> [EXERCISE PROMPT]:
Will you write out the data exactly, excluding every picture?

> [SUPPLIED INFORMATION]:
>>>>>

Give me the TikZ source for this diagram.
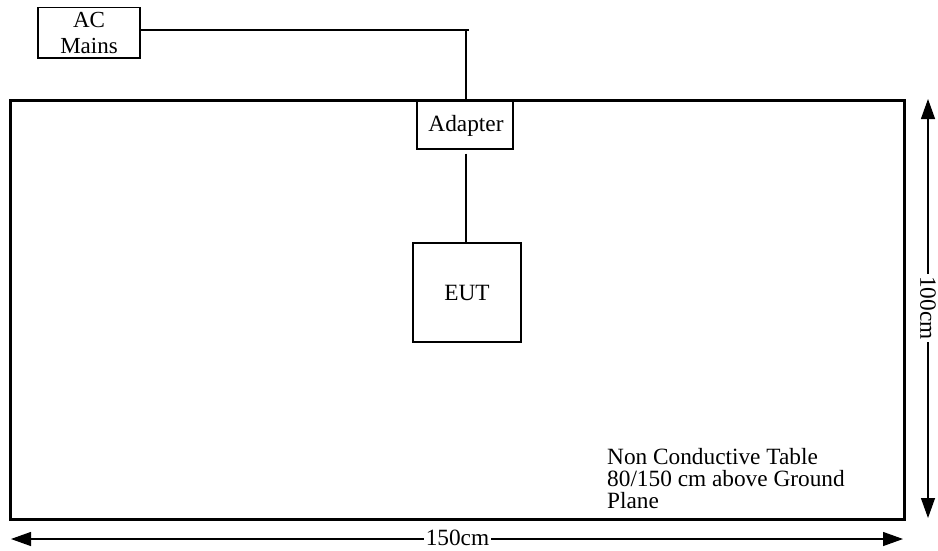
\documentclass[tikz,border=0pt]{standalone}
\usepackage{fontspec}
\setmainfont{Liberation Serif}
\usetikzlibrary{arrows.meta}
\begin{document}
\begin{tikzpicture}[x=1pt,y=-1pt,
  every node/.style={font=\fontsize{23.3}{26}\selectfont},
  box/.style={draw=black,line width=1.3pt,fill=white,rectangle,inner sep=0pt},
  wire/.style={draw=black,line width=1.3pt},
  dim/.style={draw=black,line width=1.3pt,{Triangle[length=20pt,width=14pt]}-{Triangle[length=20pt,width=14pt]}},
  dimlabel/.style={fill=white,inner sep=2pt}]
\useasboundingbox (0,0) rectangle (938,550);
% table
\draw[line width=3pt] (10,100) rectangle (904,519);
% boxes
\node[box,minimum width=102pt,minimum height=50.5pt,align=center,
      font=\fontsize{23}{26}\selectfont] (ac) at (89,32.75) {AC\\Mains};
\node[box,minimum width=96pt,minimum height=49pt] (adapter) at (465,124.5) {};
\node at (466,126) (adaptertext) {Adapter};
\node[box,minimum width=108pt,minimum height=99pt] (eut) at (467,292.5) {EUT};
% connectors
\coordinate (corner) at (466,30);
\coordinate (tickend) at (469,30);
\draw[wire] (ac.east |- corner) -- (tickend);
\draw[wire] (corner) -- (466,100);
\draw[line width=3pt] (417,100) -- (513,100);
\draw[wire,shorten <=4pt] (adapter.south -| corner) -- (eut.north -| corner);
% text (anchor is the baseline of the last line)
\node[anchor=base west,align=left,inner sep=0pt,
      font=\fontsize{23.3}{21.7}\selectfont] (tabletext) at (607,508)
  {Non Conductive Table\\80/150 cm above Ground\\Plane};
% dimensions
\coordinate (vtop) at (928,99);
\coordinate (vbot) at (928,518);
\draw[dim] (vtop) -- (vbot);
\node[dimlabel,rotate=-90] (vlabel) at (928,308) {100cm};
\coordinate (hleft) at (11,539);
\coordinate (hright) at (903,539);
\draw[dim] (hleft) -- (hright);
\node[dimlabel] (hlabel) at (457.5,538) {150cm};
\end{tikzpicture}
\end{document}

<<<<<

> [FINAL RESULT]:
Give me the TikZ source for this diagram.
\documentclass[tikz,border=0pt]{standalone}
\usepackage{fontspec}
\setmainfont{Liberation Serif}
\usetikzlibrary{arrows.meta}
\begin{document}
\begin{tikzpicture}[x=1pt,y=-1pt,
  every node/.style={font=\fontsize{23.3}{26}\selectfont},
  box/.style={draw=black,line width=1.3pt,fill=white,rectangle,inner sep=0pt},
  wire/.style={draw=black,line width=1.3pt},
  dim/.style={draw=black,line width=1.3pt,{Triangle[length=20pt,width=14pt]}-{Triangle[length=20pt,width=14pt]}},
  dimlabel/.style={fill=white,inner sep=2pt}]
\useasboundingbox (0,0) rectangle (938,550);
% table
\draw[line width=3pt] (10,100) rectangle (904,519);
% boxes
\node[box,minimum width=102pt,minimum height=50.5pt,align=center,
      font=\fontsize{23}{26}\selectfont] (ac) at (89,32.75) {AC\\Mains};
\node[box,minimum width=96pt,minimum height=49pt] (adapter) at (465,124.5) {};
\node at (466,126) (adaptertext) {Adapter};
\node[box,minimum width=108pt,minimum height=99pt] (eut) at (467,292.5) {EUT};
% connectors
\coordinate (corner) at (466,30);
\coordinate (tickend) at (469,30);
\draw[wire] (ac.east |- corner) -- (tickend);
\draw[wire] (corner) -- (466,100);
\draw[line width=3pt] (417,100) -- (513,100);
\draw[wire,shorten <=4pt] (adapter.south -| corner) -- (eut.north -| corner);
% text (anchor is the baseline of the last line)
\node[anchor=base west,align=left,inner sep=0pt,
      font=\fontsize{23.3}{21.7}\selectfont] (tabletext) at (607,508)
  {Non Conductive Table\\80/150 cm above Ground\\Plane};
% dimensions
\coordinate (vtop) at (928,99);
\coordinate (vbot) at (928,518);
\draw[dim] (vtop) -- (vbot);
\node[dimlabel,rotate=-90] (vlabel) at (928,308) {100cm};
\coordinate (hleft) at (11,539);
\coordinate (hright) at (903,539);
\draw[dim] (hleft) -- (hright);
\node[dimlabel] (hlabel) at (457.5,538) {150cm};
\end{tikzpicture}
\end{document}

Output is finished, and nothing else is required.